-- BEGIN MATERIAL PROVIDED --
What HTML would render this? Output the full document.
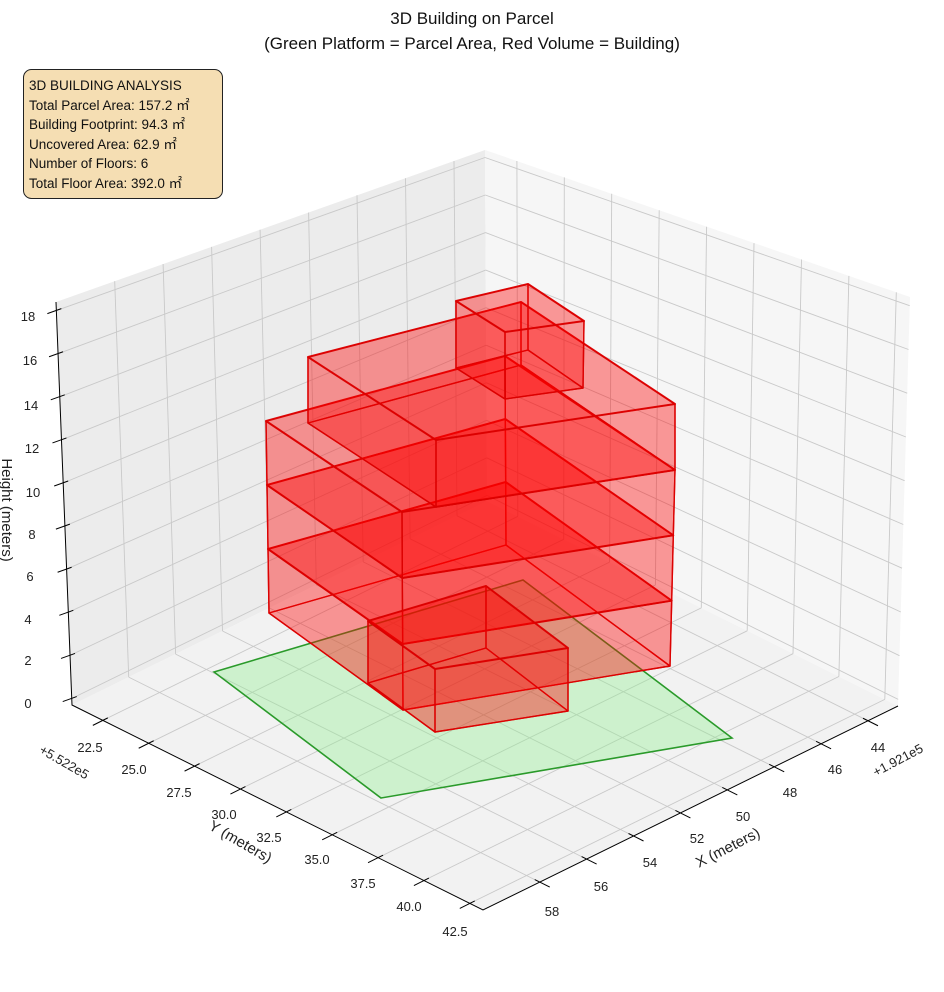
<!DOCTYPE html>
<html><head><meta charset="utf-8"><style>
html,body{margin:0;padding:0;background:#fff;}
svg{display:block;font-family:"Liberation Sans","Noto Sans CJK JP",sans-serif;}
</style></head><body>
<svg id="s" width="944" height="992" viewBox="0 0 944 992" xmlns="http://www.w3.org/2000/svg">
<g id="panes"></g>
<g id="grid" stroke="#c9c9c9" stroke-width="0.9" fill="none"></g>
<polygon points="214,672 523,580 732,738 381,798" fill="rgba(144,238,144,0.38)" stroke="#2a9a2a" stroke-width="1.6"/>
<g id="bld" stroke-linejoin="round"></g>
<g id="axes" stroke="#000" stroke-width="1" fill="none"></g>
<g font-size="13" fill="#222">
<text x="28" y="708" text-anchor="middle">0</text>
<text x="28" y="665" text-anchor="middle">2</text>
<text x="28" y="624" text-anchor="middle">4</text>
<text x="30" y="581" text-anchor="middle">6</text>
<text x="32" y="539" text-anchor="middle">8</text>
<text x="33" y="497" text-anchor="middle">10</text>
<text x="32" y="453" text-anchor="middle">12</text>
<text x="31" y="410" text-anchor="middle">14</text>
<text x="30" y="365" text-anchor="middle">16</text>
<text x="28" y="321" text-anchor="middle">18</text>
<text x="90" y="752" text-anchor="middle">22.5</text>
<text x="134" y="774" text-anchor="middle">25.0</text>
<text x="179" y="797" text-anchor="middle">27.5</text>
<text x="224" y="819" text-anchor="middle">30.0</text>
<text x="269" y="842" text-anchor="middle">32.5</text>
<text x="317" y="864" text-anchor="middle">35.0</text>
<text x="363" y="888" text-anchor="middle">37.5</text>
<text x="409" y="911" text-anchor="middle">40.0</text>
<text x="455" y="936" text-anchor="middle">42.5</text>
<text x="878" y="752" text-anchor="middle">44</text>
<text x="835" y="774" text-anchor="middle">46</text>
<text x="790" y="797" text-anchor="middle">48</text>
<text x="743" y="821" text-anchor="middle">50</text>
<text x="697" y="843" text-anchor="middle">52</text>
<text x="650" y="867" text-anchor="middle">54</text>
<text x="601" y="891" text-anchor="middle">56</text>
<text x="552" y="916" text-anchor="middle">58</text>
<text x="0" y="0" transform="translate(900,764) rotate(-28)" text-anchor="middle">+1.921e5</text>
<text x="0" y="0" transform="translate(62,766) rotate(30)" text-anchor="middle">+5.522e5</text>
</g>
<g font-size="15" fill="#222">
<text transform="translate(730,852) rotate(-27)" text-anchor="middle">X (meters)</text>
<text transform="translate(238,846) rotate(30)" text-anchor="middle">Y (meters)</text>
<text transform="translate(2,510) rotate(90)" text-anchor="middle">Height (meters)</text>
</g>
<g font-size="17" fill="#111" text-anchor="middle">
<text x="472" y="24">3D Building on Parcel</text>
<text x="472" y="49">(Green Platform = Parcel Area, Red Volume = Building)</text>
</g>
<rect x="23.5" y="69.5" width="199" height="129" rx="8" fill="#f5deb3" stroke="#222" stroke-width="1"/>
<g font-size="13.5" fill="#111">
<text x="29" y="90">3D BUILDING ANALYSIS</text>
<text x="29" y="110">Total Parcel Area: 157.2 ㎡</text>
<text x="29" y="129">Building Footprint: 94.3 ㎡</text>
<text x="29" y="149">Uncovered Area: 62.9 ㎡</text>
<text x="29" y="168">Number of Floors: 6</text>
<text x="29" y="188">Total Floor Area: 392.0 ㎡</text>
</g>
</svg>
<script>
(function(){
var NS="http://www.w3.org/2000/svg";
function el(tag,attrs,parent){var e=document.createElementNS(NS,tag);for(var k in attrs)e.setAttribute(k,attrs[k]);parent.appendChild(e);return e;}
function bil(c,s,t){ // c: [p00,p10,p11,p01] s along first, t along second
 var a=c[0],b=c[1],d=c[2],e=c[3];
 return [a[0]*(1-s)*(1-t)+b[0]*s*(1-t)+d[0]*s*t+e[0]*(1-s)*t, a[1]*(1-s)*(1-t)+b[1]*s*(1-t)+d[1]*s*t+e[1]*(1-s)*t];}
var BB=[487,501],BL=[72,705],TL=[56,302],TB=[485,150],BR=[898,706],TR=[910,297],FR=[483,910];
var panes=document.getElementById('panes'),grid=document.getElementById('grid');
function poly(pts){return pts.map(function(p){return p[0].toFixed(1)+','+p[1].toFixed(1)}).join(' ');}
el('polygon',{points:poly([BB,BL,TL,TB]),fill:'#ececec'},panes);
el('polygon',{points:poly([BB,BR,TR,TB]),fill:'#f6f6f6'},panes);
el('polygon',{points:poly([BB,BL,FR,BR]),fill:'#f2f2f2'},panes);
var xmin=42.72,xmax=60.42,ymin=20.82,ymax=43.22,zmin=-0.3,zmax=18.4;
var xt=[44,46,48,50,52,54,56,58],yt=[22.5,25,27.5,30,32.5,35,37.5,40,42.5],zt=[0,2,4,6,8,10,12,14,16,18];
function line(p,q){el('line',{x1:p[0].toFixed(1),y1:p[1].toFixed(1),x2:q[0].toFixed(1),y2:q[1].toFixed(1)},grid);}
// left wall: s = x frac (back->left), t = z
var LW=[BB,BL,TL,TB];
xt.forEach(function(v){var s=(v-xmin)/(xmax-xmin);line(bil(LW,s,0),bil(LW,s,1));});
zt.forEach(function(v){var t=(v-zmin)/(zmax-zmin);line(bil(LW,0,t),bil(LW,1,t));});
// right wall: s = y frac (back->right)
var RW=[BB,BR,TR,TB];
yt.forEach(function(v){var s=(v-ymin)/(ymax-ymin);line(bil(RW,s,0),bil(RW,s,1));});
zt.forEach(function(v){var t=(v-zmin)/(zmax-zmin);line(bil(RW,0,t),bil(RW,1,t));});
// floor: s = x frac (back->left), t = y frac (back->right)
var FL=[BB,BL,FR,BR];
xt.forEach(function(v){var s=(v-xmin)/(xmax-xmin);line(bil(FL,s,0),bil(FL,s,1));});
yt.forEach(function(v){var t=(v-ymin)/(ymax-ymin);line(bil(FL,0,t),bil(FL,1,t));});
// axes
var ax=document.getElementById('axes');
el('polyline',{points:poly([TL,BL,FR,BR])},ax);
zt.forEach(function(v){var t=(v-zmin)/(zmax-zmin);var p=[TL[0]*t+BL[0]*(1-t),TL[1]*t+BL[1]*(1-t)];el('line',{x1:p[0]-9,y1:p[1]+3,x2:p[0]+5,y2:p[1]-2},ax);});
yt.forEach(function(v){var f=(v-ymin)/(ymax-ymin);var p=[BL[0]+(FR[0]-BL[0])*f,BL[1]+(FR[1]-BL[1])*f];el('line',{x1:p[0]-10,y1:p[1]+5,x2:p[0]+5,y2:p[1]-2.5},ax);});
xt.forEach(function(v){var f=(v-xmin)/(xmax-xmin);var p=[BR[0]+(FR[0]-BR[0])*f,BR[1]+(FR[1]-BR[1])*f];el('line',{x1:p[0]+10,y1:p[1]+5,x2:p[0]-5,y2:p[1]-2.5},ax);});
// building
var bld=document.getElementById('bld');
function prism(b,t,sw){
 var st={fill:'rgba(255,0,0,0.22)',stroke:'rgba(220,0,0,0.9)','stroke-width':sw||1.4};
 function f(pts){var a={};for(var k in st)a[k]=st[k];a.points=poly(pts);el('polygon',a,bld);}
 f(b);
 for(var i=0;i<4;i++){var j=(i+1)%4;f([b[i],b[j],t[j],t[i]]);}
 var a={};for(var k in st)a[k]=st[k];a.points=poly(t);a['stroke-width']=2;el('polygon',a,bld);
}
function lerp(b,t,f){return b.map(function(p,i){return [p[0]+(t[i][0]-p[0])*f,p[1]+(t[i][1]-p[1])*f];});}
var mb=[[269,613],[506,545],[670,666],[403,710]],mt=[[266,421],[505,356],[675,470],[402,512]];
for(var k=0;k<3;k++){prism(lerp(mb,mt,k/3),lerp(mb,mt,(k+1)/3));}
prism([[308,423],[521,365],[675,470],[436,507]],[[308,357],[521,302],[675,404],[436,440]]);
prism([[456,368],[528,350],[583,388],[505,399]],[[456,301],[528,284],[584,321],[505,332]]);
prism([[368,683],[486,648],[568,711],[435,732]],[[368,621],[486,586],[568,648],[435,669]]);
})();
</script>
</body></html>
-- END MATERIAL PROVIDED --
- **STATED GOAL**
Gather from the data above every line with the string "document".

- **EXERCISE OUTPUT**
What HTML would render this? Output the full document.
function el(tag,attrs,parent){var e=document.createElementNS(NS,tag);for(var k in attrs)e.setAttribute(k,attrs[k]);parent.appendChild(e);return e;}
var panes=document.getElementById('panes'),grid=document.getElementById('grid');
var ax=document.getElementById('axes');
var bld=document.getElementById('bld');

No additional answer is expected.